Problem to work on:
Retype exactly the lines from the first one through the line with "0.8923, 0.8883, 0.8847];", including both ends; skip any pictures.

Stored data:
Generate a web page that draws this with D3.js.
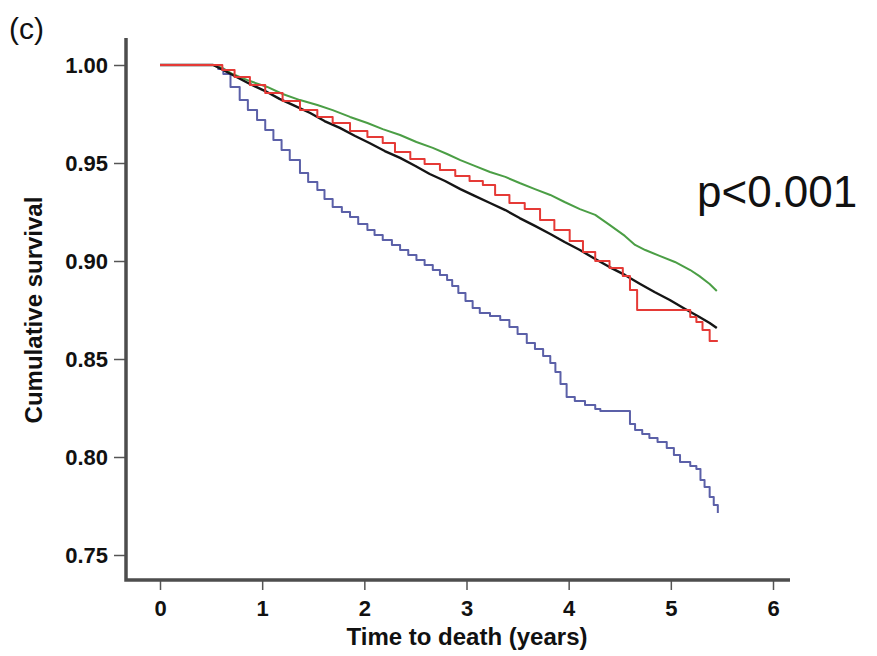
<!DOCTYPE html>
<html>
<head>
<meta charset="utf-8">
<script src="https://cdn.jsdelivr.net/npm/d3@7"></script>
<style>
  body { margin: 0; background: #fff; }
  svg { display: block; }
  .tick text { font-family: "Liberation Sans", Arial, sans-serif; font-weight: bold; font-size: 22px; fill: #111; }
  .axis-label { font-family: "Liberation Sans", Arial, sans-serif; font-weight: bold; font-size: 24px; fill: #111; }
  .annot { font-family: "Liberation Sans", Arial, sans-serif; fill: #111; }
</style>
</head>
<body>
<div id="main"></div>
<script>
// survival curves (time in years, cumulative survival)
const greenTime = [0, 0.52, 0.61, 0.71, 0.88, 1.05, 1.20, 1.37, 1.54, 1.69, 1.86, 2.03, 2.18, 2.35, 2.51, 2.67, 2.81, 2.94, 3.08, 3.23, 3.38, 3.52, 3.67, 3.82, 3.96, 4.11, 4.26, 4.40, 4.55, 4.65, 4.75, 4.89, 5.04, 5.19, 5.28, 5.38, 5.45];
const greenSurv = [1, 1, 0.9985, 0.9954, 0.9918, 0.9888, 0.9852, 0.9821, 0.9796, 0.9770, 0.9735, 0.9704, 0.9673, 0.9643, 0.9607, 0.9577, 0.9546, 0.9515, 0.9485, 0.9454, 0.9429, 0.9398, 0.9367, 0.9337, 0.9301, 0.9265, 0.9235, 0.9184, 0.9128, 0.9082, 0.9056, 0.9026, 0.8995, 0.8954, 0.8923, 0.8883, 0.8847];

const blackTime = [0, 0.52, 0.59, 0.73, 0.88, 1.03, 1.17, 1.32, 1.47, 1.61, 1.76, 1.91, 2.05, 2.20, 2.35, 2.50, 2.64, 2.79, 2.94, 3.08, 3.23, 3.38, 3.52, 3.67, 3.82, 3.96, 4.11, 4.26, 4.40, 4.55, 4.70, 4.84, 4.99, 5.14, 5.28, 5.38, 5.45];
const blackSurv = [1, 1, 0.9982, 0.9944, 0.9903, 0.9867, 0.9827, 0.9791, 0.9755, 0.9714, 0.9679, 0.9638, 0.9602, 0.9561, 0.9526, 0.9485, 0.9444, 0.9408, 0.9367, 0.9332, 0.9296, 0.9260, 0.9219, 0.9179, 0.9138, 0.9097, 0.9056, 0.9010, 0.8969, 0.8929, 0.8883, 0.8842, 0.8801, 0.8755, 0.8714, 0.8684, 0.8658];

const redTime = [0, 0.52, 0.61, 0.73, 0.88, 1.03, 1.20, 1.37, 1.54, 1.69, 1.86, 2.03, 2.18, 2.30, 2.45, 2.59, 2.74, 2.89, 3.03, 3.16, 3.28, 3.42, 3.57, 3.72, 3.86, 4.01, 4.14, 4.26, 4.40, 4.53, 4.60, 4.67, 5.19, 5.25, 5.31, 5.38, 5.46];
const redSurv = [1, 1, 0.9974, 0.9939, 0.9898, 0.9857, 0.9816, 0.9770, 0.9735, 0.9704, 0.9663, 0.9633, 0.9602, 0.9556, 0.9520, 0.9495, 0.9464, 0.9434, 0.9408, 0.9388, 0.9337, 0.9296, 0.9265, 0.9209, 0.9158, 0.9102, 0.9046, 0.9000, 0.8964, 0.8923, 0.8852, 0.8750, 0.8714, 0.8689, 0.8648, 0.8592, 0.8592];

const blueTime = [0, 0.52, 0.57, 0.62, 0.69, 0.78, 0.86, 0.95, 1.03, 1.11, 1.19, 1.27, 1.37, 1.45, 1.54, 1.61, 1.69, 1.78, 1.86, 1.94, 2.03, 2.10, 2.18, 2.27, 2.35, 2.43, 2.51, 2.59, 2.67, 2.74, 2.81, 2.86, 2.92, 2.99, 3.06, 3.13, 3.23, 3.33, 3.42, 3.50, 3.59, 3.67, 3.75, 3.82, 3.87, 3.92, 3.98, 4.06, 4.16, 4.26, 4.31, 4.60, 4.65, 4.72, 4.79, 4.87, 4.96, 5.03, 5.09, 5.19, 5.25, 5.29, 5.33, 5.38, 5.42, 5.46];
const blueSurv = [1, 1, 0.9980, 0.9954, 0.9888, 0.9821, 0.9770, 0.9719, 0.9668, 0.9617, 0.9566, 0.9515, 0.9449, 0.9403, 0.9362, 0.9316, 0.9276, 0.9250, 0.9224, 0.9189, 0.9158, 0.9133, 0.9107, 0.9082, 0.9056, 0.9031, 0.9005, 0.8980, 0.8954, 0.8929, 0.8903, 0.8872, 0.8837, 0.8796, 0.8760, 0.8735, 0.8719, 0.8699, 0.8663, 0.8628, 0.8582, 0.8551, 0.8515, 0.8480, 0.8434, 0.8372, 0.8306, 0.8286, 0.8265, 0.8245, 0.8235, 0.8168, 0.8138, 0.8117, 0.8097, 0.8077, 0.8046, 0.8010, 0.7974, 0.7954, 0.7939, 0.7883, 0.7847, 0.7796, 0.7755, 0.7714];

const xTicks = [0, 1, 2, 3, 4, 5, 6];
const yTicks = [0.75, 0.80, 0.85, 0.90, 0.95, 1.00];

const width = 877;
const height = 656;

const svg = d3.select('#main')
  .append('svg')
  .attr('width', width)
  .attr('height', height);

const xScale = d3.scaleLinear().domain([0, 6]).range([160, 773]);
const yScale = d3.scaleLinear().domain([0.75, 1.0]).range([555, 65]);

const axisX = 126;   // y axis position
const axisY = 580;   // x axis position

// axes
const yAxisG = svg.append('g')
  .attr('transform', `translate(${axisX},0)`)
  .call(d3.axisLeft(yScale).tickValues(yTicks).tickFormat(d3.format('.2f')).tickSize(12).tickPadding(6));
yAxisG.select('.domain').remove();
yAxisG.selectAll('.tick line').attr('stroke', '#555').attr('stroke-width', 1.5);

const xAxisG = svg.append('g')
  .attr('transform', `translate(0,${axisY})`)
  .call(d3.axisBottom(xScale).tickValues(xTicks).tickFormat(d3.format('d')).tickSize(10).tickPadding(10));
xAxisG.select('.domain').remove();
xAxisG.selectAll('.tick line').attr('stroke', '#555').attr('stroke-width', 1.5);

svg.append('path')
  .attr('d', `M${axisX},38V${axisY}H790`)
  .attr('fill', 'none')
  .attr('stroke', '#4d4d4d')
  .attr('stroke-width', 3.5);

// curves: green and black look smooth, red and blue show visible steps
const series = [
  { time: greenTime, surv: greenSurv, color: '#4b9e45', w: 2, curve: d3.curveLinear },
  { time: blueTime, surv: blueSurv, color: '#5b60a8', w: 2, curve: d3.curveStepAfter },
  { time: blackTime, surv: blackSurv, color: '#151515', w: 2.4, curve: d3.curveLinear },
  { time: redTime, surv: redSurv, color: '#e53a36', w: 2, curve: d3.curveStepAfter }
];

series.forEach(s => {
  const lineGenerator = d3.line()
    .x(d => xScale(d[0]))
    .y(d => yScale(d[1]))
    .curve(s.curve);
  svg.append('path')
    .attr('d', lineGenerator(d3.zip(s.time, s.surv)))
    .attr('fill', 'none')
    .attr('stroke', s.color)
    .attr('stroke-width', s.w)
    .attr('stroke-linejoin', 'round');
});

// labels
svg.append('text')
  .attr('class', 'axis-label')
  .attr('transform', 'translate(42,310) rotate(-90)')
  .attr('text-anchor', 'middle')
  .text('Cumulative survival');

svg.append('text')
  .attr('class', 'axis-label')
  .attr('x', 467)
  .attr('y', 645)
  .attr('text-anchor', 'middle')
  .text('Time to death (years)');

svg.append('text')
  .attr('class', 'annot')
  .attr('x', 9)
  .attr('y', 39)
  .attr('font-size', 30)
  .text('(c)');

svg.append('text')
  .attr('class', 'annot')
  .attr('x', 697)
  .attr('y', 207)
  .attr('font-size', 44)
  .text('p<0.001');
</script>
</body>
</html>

Complete answer:
Generate a web page that draws this with D3.js.
<!DOCTYPE html>
<html>
<head>
<meta charset="utf-8">
<script src="https://cdn.jsdelivr.net/npm/d3@7"></script>
<style>
  body { margin: 0; background: #fff; }
  svg { display: block; }
  .tick text { font-family: "Liberation Sans", Arial, sans-serif; font-weight: bold; font-size: 22px; fill: #111; }
  .axis-label { font-family: "Liberation Sans", Arial, sans-serif; font-weight: bold; font-size: 24px; fill: #111; }
  .annot { font-family: "Liberation Sans", Arial, sans-serif; fill: #111; }
</style>
</head>
<body>
<div id="main"></div>
<script>
// survival curves (time in years, cumulative survival)
const greenTime = [0, 0.52, 0.61, 0.71, 0.88, 1.05, 1.20, 1.37, 1.54, 1.69, 1.86, 2.03, 2.18, 2.35, 2.51, 2.67, 2.81, 2.94, 3.08, 3.23, 3.38, 3.52, 3.67, 3.82, 3.96, 4.11, 4.26, 4.40, 4.55, 4.65, 4.75, 4.89, 5.04, 5.19, 5.28, 5.38, 5.45];
const greenSurv = [1, 1, 0.9985, 0.9954, 0.9918, 0.9888, 0.9852, 0.9821, 0.9796, 0.9770, 0.9735, 0.9704, 0.9673, 0.9643, 0.9607, 0.9577, 0.9546, 0.9515, 0.9485, 0.9454, 0.9429, 0.9398, 0.9367, 0.9337, 0.9301, 0.9265, 0.9235, 0.9184, 0.9128, 0.9082, 0.9056, 0.9026, 0.8995, 0.8954, 0.8923, 0.8883, 0.8847];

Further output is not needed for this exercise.